Coastal morphodynamics (i.e. the dynamics of beach morphology) refers to the study of the interaction and adjustment of the seafloor topography and fluid hydrodynamic processes, seafloor morphologies and sequences of change dynamics involving the motion of sediment. Hydrodynamic processes include those of waves, tides and wind-induced currents.

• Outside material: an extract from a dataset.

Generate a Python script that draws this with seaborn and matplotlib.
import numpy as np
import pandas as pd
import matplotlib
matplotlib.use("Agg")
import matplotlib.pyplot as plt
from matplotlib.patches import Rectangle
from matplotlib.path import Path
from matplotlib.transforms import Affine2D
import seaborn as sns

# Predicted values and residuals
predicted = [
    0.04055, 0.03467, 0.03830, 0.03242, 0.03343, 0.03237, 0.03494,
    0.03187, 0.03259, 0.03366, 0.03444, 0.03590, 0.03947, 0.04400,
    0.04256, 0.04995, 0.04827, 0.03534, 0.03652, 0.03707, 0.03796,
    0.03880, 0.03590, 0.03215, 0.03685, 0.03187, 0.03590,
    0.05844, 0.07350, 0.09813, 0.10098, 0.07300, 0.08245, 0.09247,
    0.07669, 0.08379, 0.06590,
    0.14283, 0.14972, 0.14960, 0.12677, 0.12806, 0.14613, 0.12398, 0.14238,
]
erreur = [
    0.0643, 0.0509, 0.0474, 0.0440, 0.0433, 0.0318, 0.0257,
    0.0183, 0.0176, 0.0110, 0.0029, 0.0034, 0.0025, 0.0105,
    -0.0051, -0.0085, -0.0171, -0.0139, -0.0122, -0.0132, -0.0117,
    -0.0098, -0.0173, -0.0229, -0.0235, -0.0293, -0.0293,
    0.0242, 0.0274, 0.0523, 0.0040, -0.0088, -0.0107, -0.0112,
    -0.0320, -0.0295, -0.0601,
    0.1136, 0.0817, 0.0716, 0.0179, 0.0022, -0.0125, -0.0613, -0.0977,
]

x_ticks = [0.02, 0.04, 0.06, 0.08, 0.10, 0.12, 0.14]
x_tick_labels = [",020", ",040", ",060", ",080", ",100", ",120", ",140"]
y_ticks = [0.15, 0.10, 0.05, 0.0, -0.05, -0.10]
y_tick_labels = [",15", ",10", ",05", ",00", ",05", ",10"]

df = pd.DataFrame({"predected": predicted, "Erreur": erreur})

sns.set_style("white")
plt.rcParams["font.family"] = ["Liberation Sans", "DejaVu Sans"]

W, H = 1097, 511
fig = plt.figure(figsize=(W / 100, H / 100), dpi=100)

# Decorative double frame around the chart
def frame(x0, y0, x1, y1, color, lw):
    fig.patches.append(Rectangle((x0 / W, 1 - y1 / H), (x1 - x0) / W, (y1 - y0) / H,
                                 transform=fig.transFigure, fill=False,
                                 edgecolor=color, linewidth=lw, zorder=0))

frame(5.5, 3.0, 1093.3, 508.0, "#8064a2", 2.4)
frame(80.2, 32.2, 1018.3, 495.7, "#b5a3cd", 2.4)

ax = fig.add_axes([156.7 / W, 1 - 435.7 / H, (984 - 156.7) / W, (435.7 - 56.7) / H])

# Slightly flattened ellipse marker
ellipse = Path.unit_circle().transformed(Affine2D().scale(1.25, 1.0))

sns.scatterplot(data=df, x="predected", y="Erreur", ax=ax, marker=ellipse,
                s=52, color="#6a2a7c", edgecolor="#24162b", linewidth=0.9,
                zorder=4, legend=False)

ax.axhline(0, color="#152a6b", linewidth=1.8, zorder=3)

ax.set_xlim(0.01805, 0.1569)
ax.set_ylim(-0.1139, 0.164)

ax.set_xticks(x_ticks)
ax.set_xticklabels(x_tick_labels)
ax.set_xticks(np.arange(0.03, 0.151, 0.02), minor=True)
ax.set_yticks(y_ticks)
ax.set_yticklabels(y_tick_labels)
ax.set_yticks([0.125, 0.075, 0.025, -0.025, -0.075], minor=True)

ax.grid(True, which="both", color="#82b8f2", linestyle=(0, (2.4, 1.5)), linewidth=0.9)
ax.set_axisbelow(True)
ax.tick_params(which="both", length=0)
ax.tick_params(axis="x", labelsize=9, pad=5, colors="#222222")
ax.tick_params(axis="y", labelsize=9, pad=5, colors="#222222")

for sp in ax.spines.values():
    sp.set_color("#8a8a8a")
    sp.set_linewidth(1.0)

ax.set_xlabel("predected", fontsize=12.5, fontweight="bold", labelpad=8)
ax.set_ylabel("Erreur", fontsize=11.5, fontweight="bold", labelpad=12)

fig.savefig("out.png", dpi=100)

While hydrodynamic processes respond instantaneously to morphological change, morphological change requires the redistribution of sediment. As sediment takes a finite time to move, there is a lag in the morphological response to hydrodynamic forcing. Sediment can therefore be considered to be a time-dependent coupling mechanism. Since the boundary conditions of hydrodynamic forcing change regularly, this may mean that the beach never attains equilibrium. Morphodynamic processes exhibit positive and negative feedbacks (such that beaches can, over different timescales, be considered to be both self-forcing and self-organised systems), nonlinearities and threshold behaviour.
This systems approach to the coast was first developed by Wright and Thom in 1977 and finalized by Wright and Short in 1984. According to their dynamic and morphological characteristics, exposed sandy beaches can be classified into several morphodynamic types (Wright and Short, 1984; Short, 1996). There is a large scale of morphodynamic states, this scale ranges from the "dissipative state" to the "reflective extremes".
Dissipative beaches are flat, have fine sand, incorporating waves that tend to break far from the intertidal zone and dissipate force progressively along wide surf zones. Dissipative beaches are wide and flat in profile, with a wide shoaling and surf zone, composed of finer sediment, and characterised by spilling breakers.
Reflective beaches are steep, and are known for their coarse sand; they have no surf zone, and the waves break brusquely on the intertidal zone. Reflective beaches are typically steep in profile with a narrow shoaling and surf zone, composed of coarse sediment, and characterised by surging breakers. Coarser sediment allows percolation during the swash part of the wave cycle, thus reducing the strength of backwash and allowing material to be deposited in the swash zone
Depending on beach state, near bottom currents show variations in the relative dominance of motions due to: incident waves, subharmonic oscillations, infragravity oscillations, and mean longshore and rip currents. On reflective beaches, incident waves and subharmonic edge waves are dominant. In highly dissipative surf zones, shoreward decay of incident waves is accompanied by shoreward growth of infragravity energy; in the inner surf zone, currents associated with infragravity standing waves dominate. On intermediate states with pronounced bar-trough (straight or crescentic) topographies, incident wave orbital velocities are generally dominant but significant roles are also played by subharmonic and infragravity standing waves, longshore currents, and rips. The strongest rips and associated feeder currents occur in association with intermediate transverse bar and rip topographies.
Transitions between beach states are often caused by changes in wave energy, with storms causing reflective beach profiles to flatten (offshore movement of sediment under steeper waves), thus adopting a more dissipative profile. Morphodynamic processes are also associated with other coastal landforms, for example spur and groove formation topography on coral reefs and tidal flats in infilling estuaries.
- Wright, L.D., Short, A.D., 1984. "Morphodynamic variability of surf zones and beaches: a synthesis". Marine Geology, 56, 93-118.
- Short, A.D., 1999. Handbook of Beach and Shoreface Morphodyanmics. West Sussex, UK: Wiley, 379pp.